Automatic Generation of Behavioral Test Cases For Natural Language Processing Using Clustering and Prompting
This addresses the time-consuming and expertise-dependent process of test case generation for NLP model evaluation, representing an incremental improvement over existing semi-automated methods.
The paper tackles the challenge of creating behavioral test cases for NLP models by introducing an automated approach using clustering and prompting with large language models, demonstrated on the Amazon Reviews corpus across four classification algorithms.
Recent work in behavioral testing for natural language processing (NLP) models, such as Checklist, is inspired by related paradigms in software engineering testing. They allow evaluation of general linguistic capabilities and domain understanding, hence can help evaluate conceptual soundness and identify model weaknesses.
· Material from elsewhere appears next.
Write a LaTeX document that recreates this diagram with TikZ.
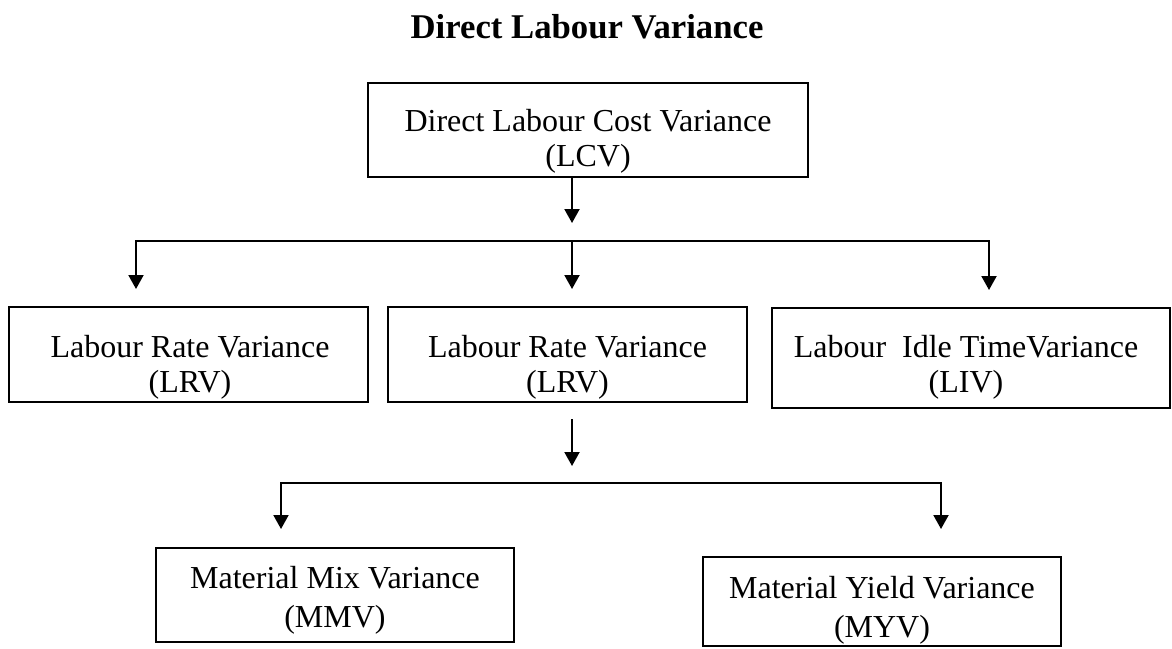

However, a major challenge is the creation of test cases. The current packages rely on semi-automated approach using manual development which requires domain expertise and can be time consuming. This paper introduces an automated approach to develop test cases by exploiting the power of large language models and statistical techniques. It clusters the text representations to carefully construct meaningful groups and then apply prompting techniques to automatically generate Minimal Functionality Tests (MFT). The well-known Amazon Reviews corpus is used to demonstrate our approach. We analyze the behavioral test profiles across four different classification algorithms and discuss the limitations and strengths of those models.